Migration from Postman
Moving from Postman to Apidog takes minutes. You can import your existing Postman collections directly. Your team doesn't need to rebuild everything from scratch.
1.Open Postman and go to the "Environments" tab.

2.Select the environment you want to export from the list. Click on the "..." button next to the environment name, and choosing the "Export" option.

This will generate a JSON file containing the environment variables and their values. Select the location where you want to save the exported file.3.Go to the "Environment Management" section in the top right corner of the Apidog interface and select "Import Postman Environment.

4.Simply select the downloaded Postman Environment file and upload it to Apidog. This will allow you to seamlessly import your Postman environment into Apidog.
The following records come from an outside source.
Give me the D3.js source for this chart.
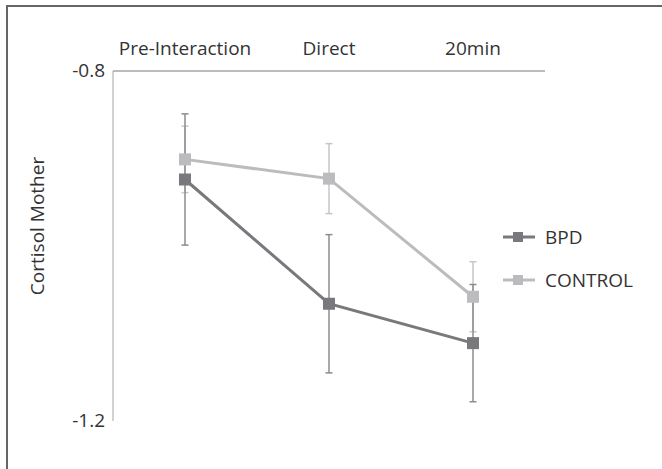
<!DOCTYPE html>
<html><head><meta charset="utf-8">
<script src="https://cdn.jsdelivr.net/npm/d3@7"></script>
<style>body{margin:0;background:#fff}svg{display:block}</style>
</head><body>
<script>
const categories = ["Pre-Interaction", "Direct", "20min"];
const seriesNames = ["BPD", "CONTROL"];
const bpdValues = [-0.924, -1.066, -1.111];
const bpdErrors = [0.075, 0.079, 0.067];
const controlValues = [-0.901, -0.923, -1.058];
const controlErrors = [0.038, 0.040, 0.040];
const yTicks = [-0.8, -1.2];

(function(){
const W = 662, H = 469;
const svg = d3.select("body").append("svg").attr("width", W).attr("height", H);
const font = "'Open Sans', 'Noto Sans', sans-serif";
const fs = 19;

svg.append("path").attr("d", `M7,${H} V6 H${W}`).attr("fill","none").attr("stroke","#666").attr("stroke-width",2);

const mLeft = 113, mRight = 545, mTop = 71, mBottom = 421;
const x = d3.scalePoint().domain(categories).range([mLeft, mRight]).padding(0.5);
const y = d3.scaleLinear().domain([-1.2, -0.8]).range([mBottom, mTop]);

svg.append("line").attr("x1", mLeft).attr("x2", mLeft).attr("y1", mTop).attr("y2", mBottom).attr("stroke","#a6a6a6").attr("stroke-width",1);
svg.append("line").attr("x1", mLeft).attr("x2", mRight).attr("y1", mTop).attr("y2", mTop).attr("stroke","#a6a6a6").attr("stroke-width",1.5);

svg.selectAll(".ytick").data(yTicks).join("text")
  .attr("x", mLeft - 8).attr("y", d => y(d) - 1).attr("dy", "0.35em")
  .attr("text-anchor","end").attr("font-family", font).attr("font-size", fs).attr("fill","#333")
  .text(d => d3.format(".1f")(d).replace("−","-"));

svg.selectAll(".xlab").data(categories).join("text")
  .attr("x", d => x(d)).attr("y", mTop - 16)
  .attr("text-anchor","middle").attr("font-family", font).attr("font-size", fs).attr("fill","#333")
  .text(d => d);

svg.append("text").attr("transform", `translate(44,226) rotate(-90)`)
  .attr("text-anchor","middle").attr("font-family", font).attr("font-size", fs).attr("fill","#333")
  .text("Cortisol Mother");

const series = [
  {name: seriesNames[0], values: bpdValues, errors: bpdErrors, color: "#78787d", err: "#8c8c8f"},
  {name: seriesNames[1], values: controlValues, errors: controlErrors, color: "#bcbcbf", err: "#c6c6c8"}
];

series.slice().reverse().forEach(s => {
  const g = svg.append("g").attr("stroke", s.err).attr("stroke-width", 1.5);
  categories.forEach((c, i) => {
    const cx = x(c), y1 = y(s.values[i] + s.errors[i]), y2 = y(s.values[i] - s.errors[i]);
    g.append("line").attr("x1", cx).attr("x2", cx).attr("y1", y1).attr("y2", y2);
    g.append("line").attr("x1", cx-3.5).attr("x2", cx+3.5).attr("y1", y1).attr("y2", y1);
    g.append("line").attr("x1", cx-3.5).attr("x2", cx+3.5).attr("y1", y2).attr("y2", y2);
  });
});

const line = d3.line().x((d,i) => x(categories[i])).y(d => y(d));
series.forEach(s => {
  svg.append("path").datum(s.values).attr("d", line).attr("fill","none")
    .attr("stroke", s.color).attr("stroke-width", 3);
  svg.append("g").selectAll("rect").data(s.values).join("rect")
    .attr("x", (d,i) => x(categories[i]) - 6).attr("y", d => y(d) - 6)
    .attr("width", 12).attr("height", 12).attr("fill", s.color);
});

series.forEach((s, i) => {
  const ly = 237 + i * 43;
  svg.append("line").attr("x1", 503).attr("x2", 535).attr("y1", ly).attr("y2", ly)
    .attr("stroke", s.color).attr("stroke-width", 3);
  svg.append("rect").attr("x", 513).attr("y", ly - 5).attr("width", 10).attr("height", 10).attr("fill", s.color);
  svg.append("text").attr("x", 545).attr("y", ly).attr("dy","0.35em")
    .attr("font-family", font).attr("font-size", fs).attr("fill","#333").text(s.name);
});
})();
</script>
</body></html>
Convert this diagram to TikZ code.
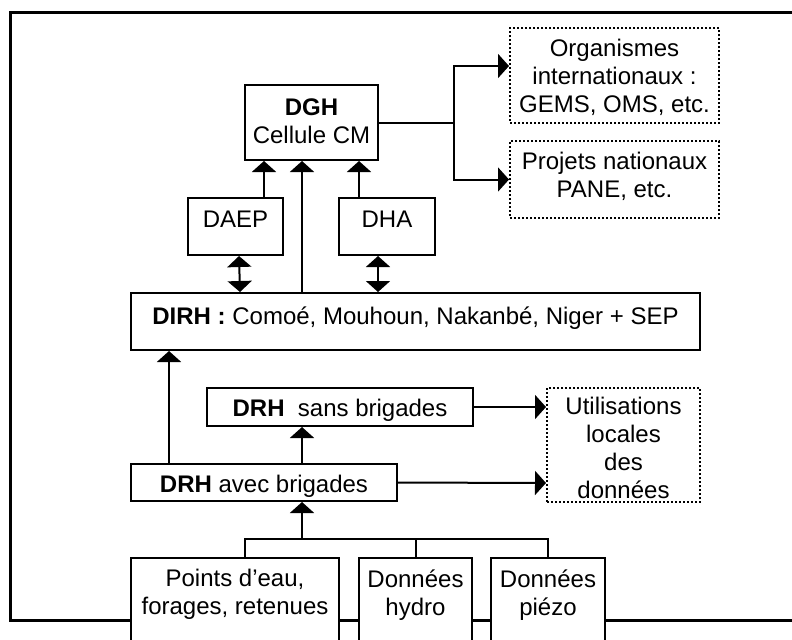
\documentclass[tikz,border=0pt]{standalone}
\usepackage{fontspec}
\setmainfont{Liberation Sans}
\usetikzlibrary{arrows.meta,positioning}

\tikzset{
  box/.style={draw, line width=1pt, fill=white, inner sep=0pt},
  outbox/.style={box, densely dotted},
  txt/.style={inner sep=0pt, align=center},
  link/.style={line width=1pt, -{Triangle[width=12pt,length=5.5pt]}},
  twoway/.style={line width=1pt, {Triangle[width=12pt,length=5.5pt]}-{Triangle[width=12pt,length=5.5pt]}},
  bar/.style={line width=1pt}
}

\begin{document}
\begin{tikzpicture}[x=0.5pt, y=-0.5pt, font=\fontsize{12}{14}\selectfont]
\useasboundingbox (0,0) rectangle (792,639);

% cadre
\draw[line width=1.5pt] (792,12) -- (10,12) -- (10,620) -- (792,620);

% boites
\node[box, minimum width=66.5pt, minimum height=37.5pt] (dgh) at (311.5,122.5) {};
\node[box, minimum width=47.5pt, minimum height=28.5pt] (daep) at (235.5,226.5) {};
\node[box, minimum width=48pt, minimum height=28.5pt] (dha) at (387,226.5) {};
\node[box, minimum width=284.5pt, minimum height=28.5pt] (dirh) at (415.5,321.5) {};
\node[outbox, minimum width=104.5pt, minimum height=47.5pt] (org) at (614.5,75.5) {};
\node[outbox, minimum width=104.5pt, minimum height=38.5pt] (proj) at (614.5,179.5) {};
\node[box, minimum width=133pt, minimum height=19pt] (sans) at (340,407) {};
\node[box, minimum width=133pt, minimum height=18.5pt] (avec) at (264,482.5) {};
\node[outbox, minimum width=76.5pt, minimum height=57pt] (util) at (623.5,445) {};
\node[box, minimum width=104pt, minimum height=61pt] (points) at (235,619) {};
\node[box, minimum width=56.5pt, minimum height=61pt] (hydro) at (415.5,619) {};
\node[box, minimum width=57pt, minimum height=61pt] (piezo) at (548,619) {};

% textes
\node[txt, below=7pt of dgh.north] (dgh-t) {\textbf{DGH}\\Cellule CM};
\node[txt, below=7pt of daep.north] (daep-t) {DAEP};
\node[txt, below=7pt of dha.north] (dha-t) {DHA};
\node[txt, below=7pt of dirh.north] (dirh-t) {\textbf{DIRH :} Comoé, Mouhoun, Nakanbé, Niger + SEP};
\node[txt, below=6pt of org.north] (org-t) {Organismes\\internationaux :\\GEMS, OMS, etc.};
\node[txt, below=6pt of proj.north] (proj-t) {Projets nationaux\\PANE, etc.};
\node[txt, below=6pt of sans.north] (sans-t) {\textbf{DRH}~ sans brigades};
\node[txt, below=6pt of avec.north] (avec-t) {\textbf{DRH} avec brigades};
\node[txt, below=5pt of util.north] (util-t) {Utilisations\\locales\\des\\données};
\node[txt, below=6pt of points.north] (points-t) {Points d’eau,\\forages, retenues};
\node[txt, below=6pt of hydro.north] (hydro-t) {Données\\hydro};
\node[txt, below=6pt of piezo.north] (piezo-t) {Données\\piézo};

% liaisons
\draw[link] ([xshift=14.25pt]daep.north) -- ([xshift=-23.75pt]dgh.south);
\draw[link] ([xshift=-56.75pt]dirh.north) -- ([xshift=-4.75pt]dgh.south);
\draw[link] ([xshift=-14pt]dha.north) -- ([xshift=23.75pt]dgh.south);
\draw[twoway] ([xshift=1.75pt]daep.south) -- ([xshift=-87.75pt]dirh.north);
\draw[twoway] ([xshift=-4.5pt]dha.south) -- ([xshift=-18.75pt]dirh.north);
\draw[link] (dgh.east) -- ++(37.5pt,0) |- ([yshift=4.75pt]org.west);
\draw[link] (dgh.east) -- ++(37.5pt,0) |- (proj.west);
\draw[link] ([xshift=-47.5pt]avec.north) -- ([xshift=-123.25pt]dirh.south);
\draw[link] ([xshift=19pt]avec.north) -- ([xshift=-19pt]sans.south);
\draw[link] (sans.east) -- ([yshift=19pt]util.west);
\draw[link] (avec.east) -- ([yshift=-19pt]util.west);

% collecte
\coordinate (bus) at (302,539);
\draw[link] (bus) -- ([xshift=19pt]avec.south);
\draw[bar] ([xshift=5pt]points.north) |- (bus) -| (piezo.north);
\draw[bar] (hydro.north) -- (hydro.north |- bus);
\end{tikzpicture}
\end{document}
The import process handles collections, environments, and configurations. You lose very little by switching, which means the decision becomes purely about which tool serves you better.
Conclusion
Postman's 2026 pricing changes represent a fundamental shift in who the tool is for. What started as a free tool for developers became a paid platform that requires significant budget commitment from any team that needs collaboration.
The changes hit hardest for the teams that built their workflows around Postman's collaboration features exactly when those teams started growing. The $19-per-user entry point for teams, combined with the solo-only Free tier, creates a real budget line item where none existed before.
For teams that need powerful API tools without enterprise pricing, alternatives like Apidog offer more generous free tiers and simpler pricing. The free tier supports up to 4 users with full collaboration capabilities. The migration takes minutes, and most teams find they get equal or better functionality for less money.
The best time to evaluate your options was before these changes. The second best time is now. Your team's API workflow shouldn't cost more than necessary.
FAQ
Did Postman really change pricing in 2026?
Yes. The 2026 pricing update restructured all tiers: Free now targets solo developers, Solo costs $9 per month for individuals wanting AI features, Team starts at $19 per user monthly for collaboration, and Enterprise sits at $49 per user monthly.
Is Postman still worth it for small teams?
For solo developers, Postman's Free plan still works well. For teams of 2 or more, the cost increase makes alternatives like Apidog worth evaluating. What you pay for Postman Team often exceeds what you get in return, especially when you compare against free alternatives.
What is the cheapest Postman plan for teams?
The Team plan at $19 per user monthly (billed annually) is the cheapest team plan. Annual billing is required. Note that this doesn't include unlimited AI credits, which are metered based on usage.
Are there really hidden costs with Postman?
Yes. AI features consume metered credits that charge overages when exhausted. Add-ons like Simple Security and Advanced Security Administration cost extra. These costs often exceed the list price significantly depending on your usage.
How do I switch from Postman to Apidog?
Import your Postman collections directly into Apidog. The process takes minutes. Your team can continue working with the same collections in a new tool without rebuilding anything. Apidog supports importing collections, environments, and configurations.
Does Apidog have a free team plan?
Yes. Apidog's Free plan supports up to 4 users with collaboration features, unlimited collection runs, unlimited mock servers, and unlimited monitors. Most teams can use Apidog Free indefinitely without upgrading.